We meander on, make our way.
Night is falling now, over the little barn-red modular house along Dry Creek, the 80’s refurbed Fleetwood with real 2 x 6 construction we managed to get over the creek in halves circa ’91.
My kennel is long overgrown; the ghosts of my Goldens dream there and sometimes dive into the creek.
We work. We write. I light the pellet stove and try to comprehend the latest techno device to come our way: a router. I spend two hours trying to install wifi on Jack’s old laptop. Error messages in Romanian.
It takes me two minutes to install it on my laptop; small victory.
We live by small victories, little stumbles toward small achievements. The banana silk pie I invented last night. The doll I painted in acrylic and assembled, asleep for the ages yet with small peering blue eyes that unsettle me. My imagination would strike some kind of fire where a heart would be to bring her to life.
Small victories; we worm Mandy by mixing leftover horse Strongid with peanut butter. She’s better today.
The sky clock of winter turns and turns; poems fall from my mouth and incubate like lacy moths, in the silence.
We dare to love. I am 65, on the very cusp, the brow of the hill; Jack turns 72 in a few days.

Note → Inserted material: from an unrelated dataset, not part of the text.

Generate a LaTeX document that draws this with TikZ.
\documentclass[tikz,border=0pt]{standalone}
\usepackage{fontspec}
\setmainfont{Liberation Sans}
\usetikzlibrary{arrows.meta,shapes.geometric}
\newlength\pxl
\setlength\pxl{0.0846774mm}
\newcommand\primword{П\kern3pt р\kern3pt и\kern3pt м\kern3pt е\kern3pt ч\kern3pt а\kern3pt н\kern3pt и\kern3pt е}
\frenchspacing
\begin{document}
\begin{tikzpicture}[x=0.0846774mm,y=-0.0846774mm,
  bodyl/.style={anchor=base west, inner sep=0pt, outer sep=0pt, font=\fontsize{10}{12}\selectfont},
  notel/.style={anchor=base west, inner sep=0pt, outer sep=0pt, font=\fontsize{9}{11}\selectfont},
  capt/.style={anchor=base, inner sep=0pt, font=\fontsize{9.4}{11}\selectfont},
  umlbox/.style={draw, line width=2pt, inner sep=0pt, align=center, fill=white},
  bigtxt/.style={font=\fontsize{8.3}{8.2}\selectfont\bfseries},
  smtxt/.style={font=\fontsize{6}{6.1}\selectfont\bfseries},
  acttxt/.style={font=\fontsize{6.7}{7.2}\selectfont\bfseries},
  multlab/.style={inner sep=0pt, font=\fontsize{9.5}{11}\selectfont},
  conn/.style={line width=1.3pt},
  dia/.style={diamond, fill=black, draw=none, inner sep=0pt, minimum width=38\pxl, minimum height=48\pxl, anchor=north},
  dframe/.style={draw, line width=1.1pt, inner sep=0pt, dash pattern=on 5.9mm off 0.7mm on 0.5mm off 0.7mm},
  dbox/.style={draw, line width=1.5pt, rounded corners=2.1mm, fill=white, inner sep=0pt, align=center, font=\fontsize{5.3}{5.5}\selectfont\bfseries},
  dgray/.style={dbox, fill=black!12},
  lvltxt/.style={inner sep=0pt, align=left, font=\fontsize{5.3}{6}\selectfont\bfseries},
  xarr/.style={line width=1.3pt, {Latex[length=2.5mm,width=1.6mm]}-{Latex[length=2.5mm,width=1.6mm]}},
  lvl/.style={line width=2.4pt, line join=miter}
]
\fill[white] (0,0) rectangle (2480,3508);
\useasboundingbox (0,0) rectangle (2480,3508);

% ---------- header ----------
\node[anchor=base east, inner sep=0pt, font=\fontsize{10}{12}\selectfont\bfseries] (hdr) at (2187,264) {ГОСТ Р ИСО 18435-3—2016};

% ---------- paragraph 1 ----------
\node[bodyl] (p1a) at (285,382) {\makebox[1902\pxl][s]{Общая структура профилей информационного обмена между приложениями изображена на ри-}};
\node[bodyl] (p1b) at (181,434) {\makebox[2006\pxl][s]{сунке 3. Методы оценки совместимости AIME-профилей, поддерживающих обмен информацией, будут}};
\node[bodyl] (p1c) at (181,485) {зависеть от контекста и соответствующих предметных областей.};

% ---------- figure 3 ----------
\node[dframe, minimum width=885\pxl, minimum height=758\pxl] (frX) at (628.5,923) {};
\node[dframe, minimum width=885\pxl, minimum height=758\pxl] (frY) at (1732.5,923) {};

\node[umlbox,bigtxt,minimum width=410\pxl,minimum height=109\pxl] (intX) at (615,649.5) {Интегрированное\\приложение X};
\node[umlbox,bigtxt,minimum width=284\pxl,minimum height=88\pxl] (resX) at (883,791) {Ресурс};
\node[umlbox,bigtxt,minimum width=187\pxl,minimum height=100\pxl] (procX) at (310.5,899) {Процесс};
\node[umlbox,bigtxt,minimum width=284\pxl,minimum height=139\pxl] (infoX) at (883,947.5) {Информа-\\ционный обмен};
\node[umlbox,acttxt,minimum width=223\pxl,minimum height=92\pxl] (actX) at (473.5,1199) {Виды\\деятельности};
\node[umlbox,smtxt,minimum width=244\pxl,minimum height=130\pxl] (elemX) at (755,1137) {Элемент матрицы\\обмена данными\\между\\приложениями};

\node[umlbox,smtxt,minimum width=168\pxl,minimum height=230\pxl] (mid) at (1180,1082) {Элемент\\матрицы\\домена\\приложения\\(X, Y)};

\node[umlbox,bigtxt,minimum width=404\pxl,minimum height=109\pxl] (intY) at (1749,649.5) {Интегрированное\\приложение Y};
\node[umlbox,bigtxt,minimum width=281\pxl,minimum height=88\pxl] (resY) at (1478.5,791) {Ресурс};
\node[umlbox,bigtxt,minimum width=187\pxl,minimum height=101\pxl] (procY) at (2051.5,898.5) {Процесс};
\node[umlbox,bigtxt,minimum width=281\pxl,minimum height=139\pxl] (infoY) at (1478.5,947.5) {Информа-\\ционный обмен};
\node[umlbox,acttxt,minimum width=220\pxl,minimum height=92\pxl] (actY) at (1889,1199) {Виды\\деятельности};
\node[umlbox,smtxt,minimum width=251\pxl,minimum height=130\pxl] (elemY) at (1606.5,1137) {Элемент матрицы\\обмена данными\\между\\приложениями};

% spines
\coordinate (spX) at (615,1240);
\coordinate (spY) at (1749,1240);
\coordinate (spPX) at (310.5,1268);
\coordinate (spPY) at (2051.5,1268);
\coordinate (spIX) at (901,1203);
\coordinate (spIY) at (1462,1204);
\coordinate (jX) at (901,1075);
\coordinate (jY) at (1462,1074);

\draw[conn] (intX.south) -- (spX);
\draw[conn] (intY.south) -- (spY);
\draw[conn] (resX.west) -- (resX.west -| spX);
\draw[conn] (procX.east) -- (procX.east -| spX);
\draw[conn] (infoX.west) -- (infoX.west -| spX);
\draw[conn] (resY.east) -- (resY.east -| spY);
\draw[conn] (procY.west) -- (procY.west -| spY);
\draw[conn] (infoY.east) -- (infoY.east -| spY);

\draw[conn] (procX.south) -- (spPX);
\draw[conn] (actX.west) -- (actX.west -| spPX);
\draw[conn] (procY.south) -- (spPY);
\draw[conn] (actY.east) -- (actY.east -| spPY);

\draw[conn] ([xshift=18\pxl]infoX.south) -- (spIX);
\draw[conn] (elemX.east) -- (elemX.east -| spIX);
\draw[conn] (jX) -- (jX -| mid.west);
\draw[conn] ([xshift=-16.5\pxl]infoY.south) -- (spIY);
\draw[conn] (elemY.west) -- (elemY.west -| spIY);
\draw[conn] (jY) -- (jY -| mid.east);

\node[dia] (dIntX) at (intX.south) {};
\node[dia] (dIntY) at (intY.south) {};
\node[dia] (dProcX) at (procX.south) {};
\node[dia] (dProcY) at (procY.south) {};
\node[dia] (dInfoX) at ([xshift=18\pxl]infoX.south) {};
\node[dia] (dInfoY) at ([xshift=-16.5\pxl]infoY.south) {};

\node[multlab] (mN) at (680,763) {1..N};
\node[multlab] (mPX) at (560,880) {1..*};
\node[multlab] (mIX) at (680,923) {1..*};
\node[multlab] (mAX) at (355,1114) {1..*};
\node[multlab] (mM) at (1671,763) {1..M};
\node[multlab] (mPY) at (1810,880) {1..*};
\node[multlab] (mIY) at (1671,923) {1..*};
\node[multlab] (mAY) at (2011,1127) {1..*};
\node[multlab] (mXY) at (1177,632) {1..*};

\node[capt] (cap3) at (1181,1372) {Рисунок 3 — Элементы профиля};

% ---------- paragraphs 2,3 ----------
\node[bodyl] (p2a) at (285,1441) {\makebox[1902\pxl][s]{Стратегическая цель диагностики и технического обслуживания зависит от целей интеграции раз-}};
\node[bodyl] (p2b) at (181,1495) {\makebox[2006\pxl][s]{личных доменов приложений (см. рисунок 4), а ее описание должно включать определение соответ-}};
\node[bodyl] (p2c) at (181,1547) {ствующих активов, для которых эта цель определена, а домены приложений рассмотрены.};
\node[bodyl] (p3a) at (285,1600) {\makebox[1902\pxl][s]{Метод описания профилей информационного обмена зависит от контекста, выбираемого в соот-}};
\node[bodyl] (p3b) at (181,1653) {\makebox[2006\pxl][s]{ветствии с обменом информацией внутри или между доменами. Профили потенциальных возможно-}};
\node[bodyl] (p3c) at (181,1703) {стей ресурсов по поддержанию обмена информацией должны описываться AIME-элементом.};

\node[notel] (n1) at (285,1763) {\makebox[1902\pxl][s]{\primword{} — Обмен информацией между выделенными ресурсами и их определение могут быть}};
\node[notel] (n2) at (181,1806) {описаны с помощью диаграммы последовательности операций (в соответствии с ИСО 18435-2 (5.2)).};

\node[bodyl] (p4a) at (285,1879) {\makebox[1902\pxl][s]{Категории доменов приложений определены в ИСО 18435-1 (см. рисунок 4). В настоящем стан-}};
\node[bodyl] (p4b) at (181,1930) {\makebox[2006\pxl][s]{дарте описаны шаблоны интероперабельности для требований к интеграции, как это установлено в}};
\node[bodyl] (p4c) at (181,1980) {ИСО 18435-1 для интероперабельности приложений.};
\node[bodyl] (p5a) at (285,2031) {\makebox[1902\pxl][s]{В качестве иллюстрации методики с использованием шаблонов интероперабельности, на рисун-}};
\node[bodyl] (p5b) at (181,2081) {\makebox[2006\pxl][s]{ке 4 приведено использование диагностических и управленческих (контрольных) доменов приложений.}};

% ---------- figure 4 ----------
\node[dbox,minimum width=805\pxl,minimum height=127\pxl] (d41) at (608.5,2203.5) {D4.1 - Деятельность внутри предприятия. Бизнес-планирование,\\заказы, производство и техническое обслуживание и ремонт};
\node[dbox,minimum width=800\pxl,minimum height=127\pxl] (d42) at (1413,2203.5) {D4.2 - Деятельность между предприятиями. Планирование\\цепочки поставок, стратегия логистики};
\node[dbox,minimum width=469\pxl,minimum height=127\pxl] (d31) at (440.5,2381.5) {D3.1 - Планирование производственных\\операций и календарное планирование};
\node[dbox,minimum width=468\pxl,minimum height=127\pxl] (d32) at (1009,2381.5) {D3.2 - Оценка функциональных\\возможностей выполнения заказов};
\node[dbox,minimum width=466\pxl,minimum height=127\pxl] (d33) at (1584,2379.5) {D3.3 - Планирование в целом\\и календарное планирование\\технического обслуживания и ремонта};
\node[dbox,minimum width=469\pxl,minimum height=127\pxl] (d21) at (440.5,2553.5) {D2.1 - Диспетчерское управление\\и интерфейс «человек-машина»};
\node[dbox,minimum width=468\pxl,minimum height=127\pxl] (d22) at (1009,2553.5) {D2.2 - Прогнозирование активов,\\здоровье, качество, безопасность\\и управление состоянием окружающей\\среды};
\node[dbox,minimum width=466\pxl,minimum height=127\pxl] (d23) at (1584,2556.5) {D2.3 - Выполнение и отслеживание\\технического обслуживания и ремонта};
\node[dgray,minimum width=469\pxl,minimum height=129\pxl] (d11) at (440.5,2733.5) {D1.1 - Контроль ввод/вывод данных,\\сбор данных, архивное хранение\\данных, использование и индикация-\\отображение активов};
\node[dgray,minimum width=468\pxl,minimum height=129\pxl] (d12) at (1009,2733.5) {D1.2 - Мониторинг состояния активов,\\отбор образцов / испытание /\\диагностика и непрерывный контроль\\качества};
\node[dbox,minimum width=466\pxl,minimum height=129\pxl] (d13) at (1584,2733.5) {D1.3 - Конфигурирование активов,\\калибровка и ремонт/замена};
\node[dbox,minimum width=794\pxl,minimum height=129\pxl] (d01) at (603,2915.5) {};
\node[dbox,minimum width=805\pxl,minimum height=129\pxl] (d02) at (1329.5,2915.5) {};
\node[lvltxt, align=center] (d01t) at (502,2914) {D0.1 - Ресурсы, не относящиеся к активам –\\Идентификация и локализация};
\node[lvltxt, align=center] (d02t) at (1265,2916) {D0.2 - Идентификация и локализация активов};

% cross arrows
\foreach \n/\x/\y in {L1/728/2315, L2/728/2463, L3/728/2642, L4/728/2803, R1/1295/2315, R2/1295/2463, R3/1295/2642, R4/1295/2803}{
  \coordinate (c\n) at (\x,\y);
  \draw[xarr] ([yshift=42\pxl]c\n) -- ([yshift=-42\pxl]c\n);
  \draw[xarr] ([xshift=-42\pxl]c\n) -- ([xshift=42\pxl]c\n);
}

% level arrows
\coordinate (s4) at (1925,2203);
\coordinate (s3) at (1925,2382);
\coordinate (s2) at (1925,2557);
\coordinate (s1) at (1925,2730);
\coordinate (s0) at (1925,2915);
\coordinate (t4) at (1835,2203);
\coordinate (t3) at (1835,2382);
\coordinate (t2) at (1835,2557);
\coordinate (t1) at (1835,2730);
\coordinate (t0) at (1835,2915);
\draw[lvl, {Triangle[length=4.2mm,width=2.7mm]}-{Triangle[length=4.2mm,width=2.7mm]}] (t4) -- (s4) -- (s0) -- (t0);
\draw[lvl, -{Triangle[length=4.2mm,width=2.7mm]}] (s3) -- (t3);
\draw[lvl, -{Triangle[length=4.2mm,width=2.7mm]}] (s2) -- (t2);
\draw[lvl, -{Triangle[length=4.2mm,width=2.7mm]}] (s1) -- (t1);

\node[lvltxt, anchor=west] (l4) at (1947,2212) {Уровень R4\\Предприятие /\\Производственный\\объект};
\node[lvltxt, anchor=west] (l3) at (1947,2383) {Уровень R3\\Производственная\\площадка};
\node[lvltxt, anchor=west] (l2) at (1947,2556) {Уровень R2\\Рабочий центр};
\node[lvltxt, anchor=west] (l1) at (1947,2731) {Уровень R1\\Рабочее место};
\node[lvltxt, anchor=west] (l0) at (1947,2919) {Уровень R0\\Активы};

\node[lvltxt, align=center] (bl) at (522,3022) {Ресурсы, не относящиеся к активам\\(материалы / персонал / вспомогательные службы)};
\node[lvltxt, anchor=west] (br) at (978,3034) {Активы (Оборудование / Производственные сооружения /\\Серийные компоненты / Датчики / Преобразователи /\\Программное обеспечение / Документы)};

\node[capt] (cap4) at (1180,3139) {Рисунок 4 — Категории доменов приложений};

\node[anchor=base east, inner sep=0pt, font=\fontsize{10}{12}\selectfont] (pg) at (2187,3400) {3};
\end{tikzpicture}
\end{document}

We are victorious merely by living a mildly, moderately productive day, without a harsh word or a desperate thought. We love and need and forgive bravely. Soon we will sit together by candlelight in our newest ritual; sipping Martinelli’s from wine glasses, our fingers laced.
We do what you all do; we live on, trying to be good at it.
This is an enormously lovely piece, Jenne. Thank you.